▶ SHORT PROBLEM: Without any pictures, restate the lines from the one containing "Clone this chart in matplotlib." to the one containing "CAP_H = 5 / 14.73", word for word, ends included.

▶ RECORDS FOR THE EXERCISE:
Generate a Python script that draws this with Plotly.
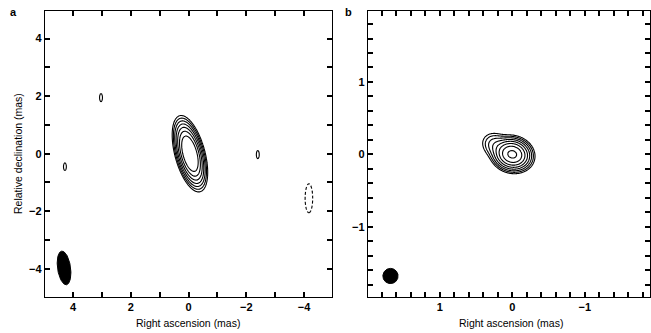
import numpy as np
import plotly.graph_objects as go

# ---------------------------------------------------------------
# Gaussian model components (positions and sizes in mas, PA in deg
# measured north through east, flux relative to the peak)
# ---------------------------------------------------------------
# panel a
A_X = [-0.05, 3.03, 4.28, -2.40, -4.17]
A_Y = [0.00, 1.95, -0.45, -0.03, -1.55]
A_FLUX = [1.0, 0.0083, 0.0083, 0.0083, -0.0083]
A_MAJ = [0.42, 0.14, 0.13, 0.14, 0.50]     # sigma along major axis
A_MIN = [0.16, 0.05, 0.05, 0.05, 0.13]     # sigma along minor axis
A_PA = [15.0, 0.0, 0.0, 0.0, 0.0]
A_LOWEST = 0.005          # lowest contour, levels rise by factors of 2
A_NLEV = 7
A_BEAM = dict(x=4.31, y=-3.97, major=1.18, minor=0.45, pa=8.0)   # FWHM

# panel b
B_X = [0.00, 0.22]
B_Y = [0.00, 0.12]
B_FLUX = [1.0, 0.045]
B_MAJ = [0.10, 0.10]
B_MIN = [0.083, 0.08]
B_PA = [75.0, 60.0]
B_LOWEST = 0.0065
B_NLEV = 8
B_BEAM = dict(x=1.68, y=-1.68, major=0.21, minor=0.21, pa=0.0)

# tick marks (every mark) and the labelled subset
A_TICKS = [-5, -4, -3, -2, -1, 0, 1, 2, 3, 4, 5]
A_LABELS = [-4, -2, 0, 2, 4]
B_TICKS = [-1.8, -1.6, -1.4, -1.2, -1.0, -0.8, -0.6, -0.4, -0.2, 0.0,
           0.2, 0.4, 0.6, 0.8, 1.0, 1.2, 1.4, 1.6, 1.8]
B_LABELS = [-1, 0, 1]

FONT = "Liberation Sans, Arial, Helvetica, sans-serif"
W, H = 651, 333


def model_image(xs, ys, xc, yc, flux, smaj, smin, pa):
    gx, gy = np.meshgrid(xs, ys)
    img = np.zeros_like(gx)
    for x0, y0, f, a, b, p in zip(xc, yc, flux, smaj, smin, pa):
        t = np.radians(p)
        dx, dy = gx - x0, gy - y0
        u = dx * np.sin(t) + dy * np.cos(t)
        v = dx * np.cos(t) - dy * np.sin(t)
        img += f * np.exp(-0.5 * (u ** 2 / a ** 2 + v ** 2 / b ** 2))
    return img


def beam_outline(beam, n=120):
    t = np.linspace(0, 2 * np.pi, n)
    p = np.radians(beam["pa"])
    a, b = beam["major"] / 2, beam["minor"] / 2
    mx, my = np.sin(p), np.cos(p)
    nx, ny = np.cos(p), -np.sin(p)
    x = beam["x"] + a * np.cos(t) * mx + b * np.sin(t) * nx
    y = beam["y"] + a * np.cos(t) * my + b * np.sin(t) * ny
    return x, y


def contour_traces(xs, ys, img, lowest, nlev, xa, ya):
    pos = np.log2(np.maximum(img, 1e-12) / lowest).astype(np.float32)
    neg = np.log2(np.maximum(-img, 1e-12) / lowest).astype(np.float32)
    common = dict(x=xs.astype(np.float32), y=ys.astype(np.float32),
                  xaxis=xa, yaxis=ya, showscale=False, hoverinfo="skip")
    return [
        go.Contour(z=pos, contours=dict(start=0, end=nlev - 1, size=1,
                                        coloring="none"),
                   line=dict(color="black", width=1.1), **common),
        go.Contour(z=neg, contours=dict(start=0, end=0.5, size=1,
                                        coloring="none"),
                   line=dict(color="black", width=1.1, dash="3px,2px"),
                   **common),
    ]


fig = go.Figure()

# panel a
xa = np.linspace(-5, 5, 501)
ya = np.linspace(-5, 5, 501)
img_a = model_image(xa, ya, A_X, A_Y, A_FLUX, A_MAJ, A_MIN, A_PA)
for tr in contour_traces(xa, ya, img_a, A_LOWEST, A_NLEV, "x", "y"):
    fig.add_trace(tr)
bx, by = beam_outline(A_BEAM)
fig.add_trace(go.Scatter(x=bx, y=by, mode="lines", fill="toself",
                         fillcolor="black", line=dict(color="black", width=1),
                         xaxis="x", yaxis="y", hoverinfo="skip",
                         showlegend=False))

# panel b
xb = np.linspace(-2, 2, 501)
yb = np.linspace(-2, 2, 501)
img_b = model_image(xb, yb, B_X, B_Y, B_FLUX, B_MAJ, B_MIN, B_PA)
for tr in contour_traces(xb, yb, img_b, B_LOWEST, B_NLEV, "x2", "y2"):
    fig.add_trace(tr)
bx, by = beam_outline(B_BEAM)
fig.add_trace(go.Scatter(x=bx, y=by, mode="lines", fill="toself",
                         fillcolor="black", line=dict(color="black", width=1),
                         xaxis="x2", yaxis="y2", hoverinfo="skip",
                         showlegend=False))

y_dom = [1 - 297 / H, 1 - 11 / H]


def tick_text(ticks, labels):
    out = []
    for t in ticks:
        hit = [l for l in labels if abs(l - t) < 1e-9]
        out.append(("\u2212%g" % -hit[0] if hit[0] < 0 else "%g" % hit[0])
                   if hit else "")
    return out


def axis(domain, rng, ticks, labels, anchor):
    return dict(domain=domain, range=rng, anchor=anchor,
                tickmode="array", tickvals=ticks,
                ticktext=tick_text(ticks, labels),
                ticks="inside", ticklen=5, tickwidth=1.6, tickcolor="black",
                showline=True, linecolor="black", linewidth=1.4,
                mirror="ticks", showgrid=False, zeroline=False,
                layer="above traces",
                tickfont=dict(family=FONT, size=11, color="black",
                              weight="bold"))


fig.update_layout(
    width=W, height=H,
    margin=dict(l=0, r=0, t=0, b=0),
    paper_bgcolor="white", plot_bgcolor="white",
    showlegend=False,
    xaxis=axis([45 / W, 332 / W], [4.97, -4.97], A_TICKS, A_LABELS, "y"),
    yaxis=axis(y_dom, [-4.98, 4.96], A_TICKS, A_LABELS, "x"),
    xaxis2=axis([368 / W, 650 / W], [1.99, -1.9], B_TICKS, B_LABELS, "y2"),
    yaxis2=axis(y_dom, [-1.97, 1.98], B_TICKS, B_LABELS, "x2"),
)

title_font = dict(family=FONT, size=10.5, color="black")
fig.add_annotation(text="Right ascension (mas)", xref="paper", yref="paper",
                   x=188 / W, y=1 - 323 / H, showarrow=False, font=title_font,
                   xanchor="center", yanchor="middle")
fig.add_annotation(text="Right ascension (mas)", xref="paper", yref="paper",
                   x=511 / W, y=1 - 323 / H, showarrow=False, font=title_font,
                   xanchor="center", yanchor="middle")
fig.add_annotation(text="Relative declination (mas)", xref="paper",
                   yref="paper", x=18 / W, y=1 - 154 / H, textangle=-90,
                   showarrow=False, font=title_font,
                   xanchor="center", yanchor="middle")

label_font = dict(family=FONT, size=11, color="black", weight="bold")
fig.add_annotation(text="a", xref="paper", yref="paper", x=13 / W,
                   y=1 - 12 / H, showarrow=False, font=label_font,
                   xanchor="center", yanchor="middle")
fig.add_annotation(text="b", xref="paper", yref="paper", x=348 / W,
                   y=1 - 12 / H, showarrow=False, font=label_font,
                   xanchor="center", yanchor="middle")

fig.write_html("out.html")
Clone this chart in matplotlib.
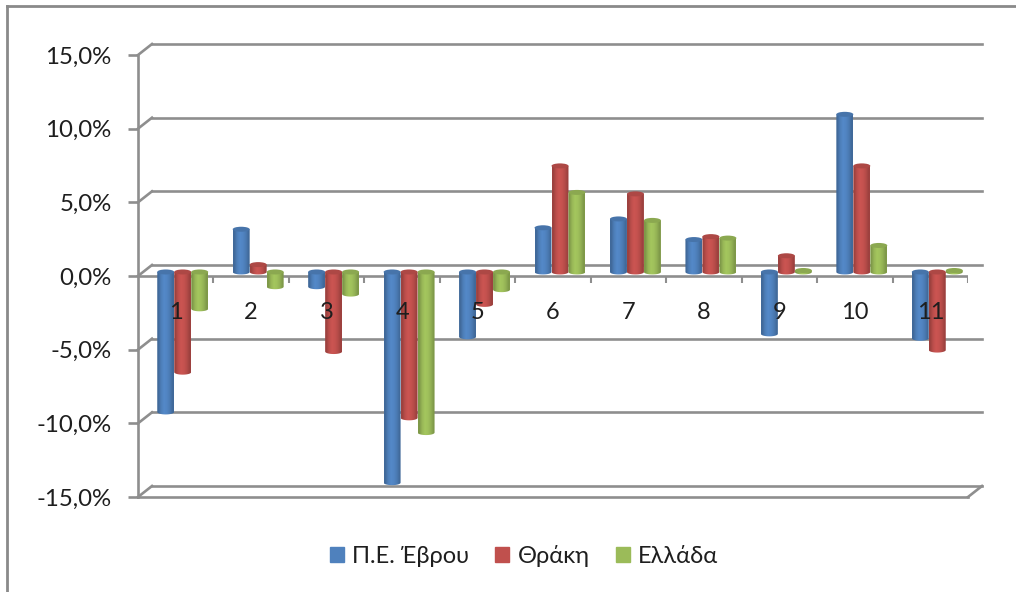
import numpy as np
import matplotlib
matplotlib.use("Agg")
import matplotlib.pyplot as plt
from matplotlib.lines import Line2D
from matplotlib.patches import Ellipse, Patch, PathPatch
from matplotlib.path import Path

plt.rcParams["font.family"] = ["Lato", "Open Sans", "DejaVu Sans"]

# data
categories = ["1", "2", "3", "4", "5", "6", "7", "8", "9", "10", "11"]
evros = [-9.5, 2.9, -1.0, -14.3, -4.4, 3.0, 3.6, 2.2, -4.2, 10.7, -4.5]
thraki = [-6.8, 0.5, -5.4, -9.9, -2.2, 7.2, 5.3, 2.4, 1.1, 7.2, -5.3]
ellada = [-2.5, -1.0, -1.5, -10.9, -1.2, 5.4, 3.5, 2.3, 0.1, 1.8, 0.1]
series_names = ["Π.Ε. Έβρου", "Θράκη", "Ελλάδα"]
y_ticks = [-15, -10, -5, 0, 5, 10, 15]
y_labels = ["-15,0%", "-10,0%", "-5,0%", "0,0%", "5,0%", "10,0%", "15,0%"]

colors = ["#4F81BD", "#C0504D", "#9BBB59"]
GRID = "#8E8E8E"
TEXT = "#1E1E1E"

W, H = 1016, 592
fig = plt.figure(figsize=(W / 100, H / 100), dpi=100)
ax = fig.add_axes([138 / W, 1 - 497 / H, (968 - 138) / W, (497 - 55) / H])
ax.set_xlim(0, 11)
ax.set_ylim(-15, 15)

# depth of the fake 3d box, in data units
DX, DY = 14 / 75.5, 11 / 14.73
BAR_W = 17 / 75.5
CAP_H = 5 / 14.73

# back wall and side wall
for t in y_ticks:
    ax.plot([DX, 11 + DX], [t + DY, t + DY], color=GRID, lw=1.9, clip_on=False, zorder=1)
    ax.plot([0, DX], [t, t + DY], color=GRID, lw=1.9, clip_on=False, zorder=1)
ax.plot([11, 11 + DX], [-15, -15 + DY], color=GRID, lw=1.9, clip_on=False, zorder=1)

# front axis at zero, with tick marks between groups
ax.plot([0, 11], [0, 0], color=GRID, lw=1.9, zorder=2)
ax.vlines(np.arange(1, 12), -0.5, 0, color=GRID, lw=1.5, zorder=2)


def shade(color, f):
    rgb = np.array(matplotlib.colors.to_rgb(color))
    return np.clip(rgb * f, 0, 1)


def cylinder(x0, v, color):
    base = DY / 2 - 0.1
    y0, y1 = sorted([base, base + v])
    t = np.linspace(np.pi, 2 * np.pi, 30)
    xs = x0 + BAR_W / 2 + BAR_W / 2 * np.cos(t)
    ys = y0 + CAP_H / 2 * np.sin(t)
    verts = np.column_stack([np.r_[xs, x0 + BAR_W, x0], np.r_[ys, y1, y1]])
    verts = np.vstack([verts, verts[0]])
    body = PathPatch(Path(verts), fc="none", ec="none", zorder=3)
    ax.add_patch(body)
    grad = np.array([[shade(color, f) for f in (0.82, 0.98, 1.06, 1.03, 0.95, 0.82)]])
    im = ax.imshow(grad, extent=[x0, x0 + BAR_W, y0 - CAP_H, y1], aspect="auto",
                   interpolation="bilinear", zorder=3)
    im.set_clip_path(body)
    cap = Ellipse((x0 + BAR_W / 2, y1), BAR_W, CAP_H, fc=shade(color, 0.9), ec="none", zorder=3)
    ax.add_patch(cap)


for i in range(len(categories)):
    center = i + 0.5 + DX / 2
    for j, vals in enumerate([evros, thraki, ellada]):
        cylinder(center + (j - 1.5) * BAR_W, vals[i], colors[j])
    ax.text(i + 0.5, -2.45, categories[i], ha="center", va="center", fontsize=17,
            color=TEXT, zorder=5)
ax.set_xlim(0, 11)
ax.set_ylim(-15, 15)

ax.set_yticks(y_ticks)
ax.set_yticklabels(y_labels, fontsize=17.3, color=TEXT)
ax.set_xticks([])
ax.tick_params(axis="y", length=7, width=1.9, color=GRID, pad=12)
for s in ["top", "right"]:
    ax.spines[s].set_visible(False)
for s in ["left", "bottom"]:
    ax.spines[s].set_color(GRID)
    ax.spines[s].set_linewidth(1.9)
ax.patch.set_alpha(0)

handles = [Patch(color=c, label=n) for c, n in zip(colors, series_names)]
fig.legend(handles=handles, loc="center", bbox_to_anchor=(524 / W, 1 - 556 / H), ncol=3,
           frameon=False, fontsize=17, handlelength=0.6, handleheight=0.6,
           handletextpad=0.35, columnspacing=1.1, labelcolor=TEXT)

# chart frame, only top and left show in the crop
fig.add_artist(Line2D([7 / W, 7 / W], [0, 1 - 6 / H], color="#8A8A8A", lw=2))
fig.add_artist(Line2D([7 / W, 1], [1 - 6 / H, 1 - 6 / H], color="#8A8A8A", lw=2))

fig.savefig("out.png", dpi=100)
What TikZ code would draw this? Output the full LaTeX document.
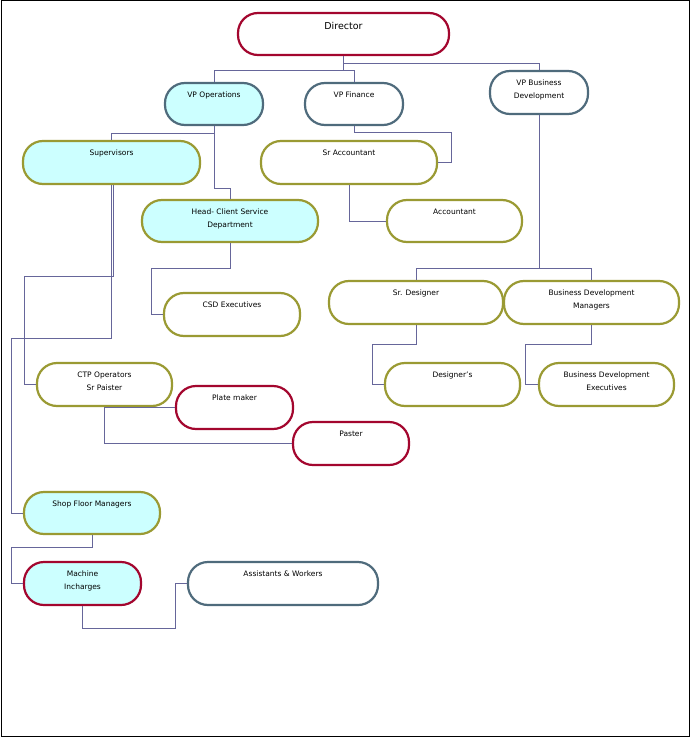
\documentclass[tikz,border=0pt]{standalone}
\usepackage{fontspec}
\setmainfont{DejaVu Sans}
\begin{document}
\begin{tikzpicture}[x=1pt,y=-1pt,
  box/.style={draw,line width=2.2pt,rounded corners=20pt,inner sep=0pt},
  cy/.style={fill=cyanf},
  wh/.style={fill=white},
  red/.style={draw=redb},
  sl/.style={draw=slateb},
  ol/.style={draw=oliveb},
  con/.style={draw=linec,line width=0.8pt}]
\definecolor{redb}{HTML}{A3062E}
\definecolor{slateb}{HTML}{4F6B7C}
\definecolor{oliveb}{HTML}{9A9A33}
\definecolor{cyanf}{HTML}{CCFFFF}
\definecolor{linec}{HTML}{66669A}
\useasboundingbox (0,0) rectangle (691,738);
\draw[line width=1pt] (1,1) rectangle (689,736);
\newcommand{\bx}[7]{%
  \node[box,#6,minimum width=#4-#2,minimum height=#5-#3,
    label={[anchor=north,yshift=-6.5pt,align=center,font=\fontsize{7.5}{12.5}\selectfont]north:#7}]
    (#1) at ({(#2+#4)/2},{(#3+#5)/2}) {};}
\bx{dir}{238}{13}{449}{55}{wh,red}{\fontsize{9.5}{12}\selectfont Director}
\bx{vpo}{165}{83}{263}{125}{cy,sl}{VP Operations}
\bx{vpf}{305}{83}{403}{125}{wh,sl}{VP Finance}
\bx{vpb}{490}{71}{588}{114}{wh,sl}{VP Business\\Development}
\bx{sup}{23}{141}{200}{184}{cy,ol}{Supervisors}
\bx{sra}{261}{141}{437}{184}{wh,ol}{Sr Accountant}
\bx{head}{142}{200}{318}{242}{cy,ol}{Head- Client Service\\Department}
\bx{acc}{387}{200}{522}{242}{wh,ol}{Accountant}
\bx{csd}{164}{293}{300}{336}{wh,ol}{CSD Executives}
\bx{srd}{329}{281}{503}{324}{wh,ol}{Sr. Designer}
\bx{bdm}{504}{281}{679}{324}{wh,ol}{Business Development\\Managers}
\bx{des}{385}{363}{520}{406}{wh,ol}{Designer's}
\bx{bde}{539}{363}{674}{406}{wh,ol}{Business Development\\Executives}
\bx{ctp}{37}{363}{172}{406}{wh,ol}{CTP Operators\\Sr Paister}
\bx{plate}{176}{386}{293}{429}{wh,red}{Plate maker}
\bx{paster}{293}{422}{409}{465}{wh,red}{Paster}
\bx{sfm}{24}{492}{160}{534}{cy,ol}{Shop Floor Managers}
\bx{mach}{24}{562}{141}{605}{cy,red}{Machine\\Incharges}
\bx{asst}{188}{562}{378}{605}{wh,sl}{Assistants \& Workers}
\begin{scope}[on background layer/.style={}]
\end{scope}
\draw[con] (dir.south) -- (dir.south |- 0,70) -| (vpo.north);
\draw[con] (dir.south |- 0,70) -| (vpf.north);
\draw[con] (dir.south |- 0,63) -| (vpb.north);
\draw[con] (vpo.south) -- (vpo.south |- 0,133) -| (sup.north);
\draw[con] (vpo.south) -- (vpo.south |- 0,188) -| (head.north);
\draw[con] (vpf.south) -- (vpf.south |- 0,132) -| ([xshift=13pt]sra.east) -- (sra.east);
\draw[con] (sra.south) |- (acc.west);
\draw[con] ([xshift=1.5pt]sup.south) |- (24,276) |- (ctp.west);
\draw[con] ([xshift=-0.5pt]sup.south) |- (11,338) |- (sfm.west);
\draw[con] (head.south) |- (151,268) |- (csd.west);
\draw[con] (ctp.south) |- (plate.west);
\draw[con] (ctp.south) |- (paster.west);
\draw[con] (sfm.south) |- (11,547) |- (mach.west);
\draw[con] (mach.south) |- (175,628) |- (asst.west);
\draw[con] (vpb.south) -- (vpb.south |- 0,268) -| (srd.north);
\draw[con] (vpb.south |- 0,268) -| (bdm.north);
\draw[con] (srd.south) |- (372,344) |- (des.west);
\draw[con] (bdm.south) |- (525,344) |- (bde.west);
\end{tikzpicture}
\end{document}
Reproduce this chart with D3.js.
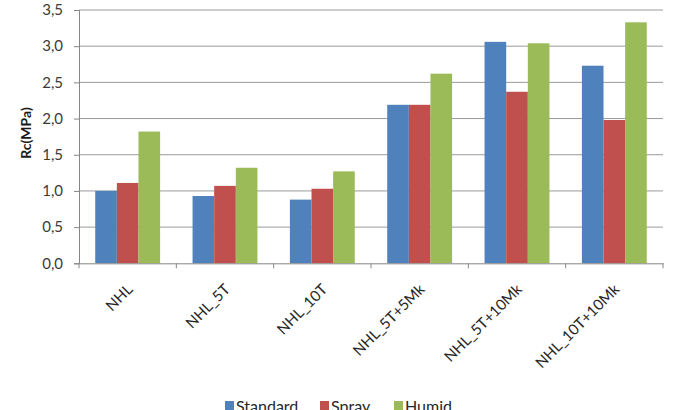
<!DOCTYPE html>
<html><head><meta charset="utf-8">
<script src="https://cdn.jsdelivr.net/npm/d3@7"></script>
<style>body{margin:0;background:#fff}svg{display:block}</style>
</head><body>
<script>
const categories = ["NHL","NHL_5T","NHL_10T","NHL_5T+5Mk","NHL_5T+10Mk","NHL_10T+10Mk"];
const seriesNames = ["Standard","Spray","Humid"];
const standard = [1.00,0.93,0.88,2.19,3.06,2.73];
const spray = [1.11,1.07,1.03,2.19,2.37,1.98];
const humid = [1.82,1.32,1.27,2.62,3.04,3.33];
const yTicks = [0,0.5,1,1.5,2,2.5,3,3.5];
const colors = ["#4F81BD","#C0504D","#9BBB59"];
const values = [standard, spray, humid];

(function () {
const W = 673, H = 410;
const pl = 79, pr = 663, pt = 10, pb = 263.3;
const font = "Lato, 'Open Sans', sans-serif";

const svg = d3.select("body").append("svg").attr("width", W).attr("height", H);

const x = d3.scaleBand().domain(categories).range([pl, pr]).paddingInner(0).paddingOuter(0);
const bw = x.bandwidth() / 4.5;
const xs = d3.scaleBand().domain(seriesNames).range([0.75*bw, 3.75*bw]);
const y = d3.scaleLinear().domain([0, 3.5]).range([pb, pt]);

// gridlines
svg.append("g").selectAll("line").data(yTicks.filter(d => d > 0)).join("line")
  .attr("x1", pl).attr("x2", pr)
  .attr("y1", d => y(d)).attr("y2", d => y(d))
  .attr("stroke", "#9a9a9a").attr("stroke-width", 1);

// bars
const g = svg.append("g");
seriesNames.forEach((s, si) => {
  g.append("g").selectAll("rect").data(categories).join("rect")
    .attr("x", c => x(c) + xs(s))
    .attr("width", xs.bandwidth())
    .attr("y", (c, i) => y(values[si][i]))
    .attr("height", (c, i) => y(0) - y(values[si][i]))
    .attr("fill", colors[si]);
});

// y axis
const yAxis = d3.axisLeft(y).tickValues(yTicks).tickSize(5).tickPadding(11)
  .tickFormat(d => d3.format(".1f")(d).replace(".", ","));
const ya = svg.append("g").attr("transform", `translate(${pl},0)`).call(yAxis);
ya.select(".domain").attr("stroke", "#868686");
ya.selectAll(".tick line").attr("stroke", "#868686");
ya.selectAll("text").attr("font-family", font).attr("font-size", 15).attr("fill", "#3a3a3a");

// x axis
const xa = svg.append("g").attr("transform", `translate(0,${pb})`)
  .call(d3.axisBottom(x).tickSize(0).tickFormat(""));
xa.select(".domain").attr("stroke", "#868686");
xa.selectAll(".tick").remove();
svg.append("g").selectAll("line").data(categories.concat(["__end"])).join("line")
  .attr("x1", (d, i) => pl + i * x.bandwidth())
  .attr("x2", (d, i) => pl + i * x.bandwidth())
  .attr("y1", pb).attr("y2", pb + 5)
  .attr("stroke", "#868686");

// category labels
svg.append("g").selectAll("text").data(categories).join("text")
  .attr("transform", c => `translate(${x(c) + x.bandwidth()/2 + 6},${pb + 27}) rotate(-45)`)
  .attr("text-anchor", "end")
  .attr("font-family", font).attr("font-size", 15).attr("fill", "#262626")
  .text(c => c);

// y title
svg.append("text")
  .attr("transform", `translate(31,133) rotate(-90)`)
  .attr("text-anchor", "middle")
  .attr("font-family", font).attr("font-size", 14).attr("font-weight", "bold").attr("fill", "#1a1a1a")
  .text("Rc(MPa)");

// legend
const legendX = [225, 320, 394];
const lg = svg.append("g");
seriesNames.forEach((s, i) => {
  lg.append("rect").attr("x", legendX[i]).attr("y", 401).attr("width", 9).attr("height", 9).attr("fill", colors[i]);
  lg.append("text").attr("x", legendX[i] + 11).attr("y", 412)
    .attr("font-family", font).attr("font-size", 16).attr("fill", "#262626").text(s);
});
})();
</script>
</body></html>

▶ COMPLETED EXERCISE:
Clone this chart in matplotlib.
import numpy as np
import matplotlib
matplotlib.use("Agg")
import matplotlib.pyplot as plt
from matplotlib.lines import Line2D
from matplotlib.patches import Ellipse, Patch, PathPatch
from matplotlib.path import Path

plt.rcParams["font.family"] = ["Lato", "Open Sans", "DejaVu Sans"]

# data
categories = ["1", "2", "3", "4", "5", "6", "7", "8", "9", "10", "11"]
evros = [-9.5, 2.9, -1.0, -14.3, -4.4, 3.0, 3.6, 2.2, -4.2, 10.7, -4.5]
thraki = [-6.8, 0.5, -5.4, -9.9, -2.2, 7.2, 5.3, 2.4, 1.1, 7.2, -5.3]
ellada = [-2.5, -1.0, -1.5, -10.9, -1.2, 5.4, 3.5, 2.3, 0.1, 1.8, 0.1]
series_names = ["Π.Ε. Έβρου", "Θράκη", "Ελλάδα"]
y_ticks = [-15, -10, -5, 0, 5, 10, 15]
y_labels = ["-15,0%", "-10,0%", "-5,0%", "0,0%", "5,0%", "10,0%", "15,0%"]

colors = ["#4F81BD", "#C0504D", "#9BBB59"]
GRID = "#8E8E8E"
TEXT = "#1E1E1E"

W, H = 1016, 592
fig = plt.figure(figsize=(W / 100, H / 100), dpi=100)
ax = fig.add_axes([138 / W, 1 - 497 / H, (968 - 138) / W, (497 - 55) / H])
ax.set_xlim(0, 11)
ax.set_ylim(-15, 15)

# depth of the fake 3d box, in data units
DX, DY = 14 / 75.5, 11 / 14.73
BAR_W = 17 / 75.5
CAP_H = 5 / 14.73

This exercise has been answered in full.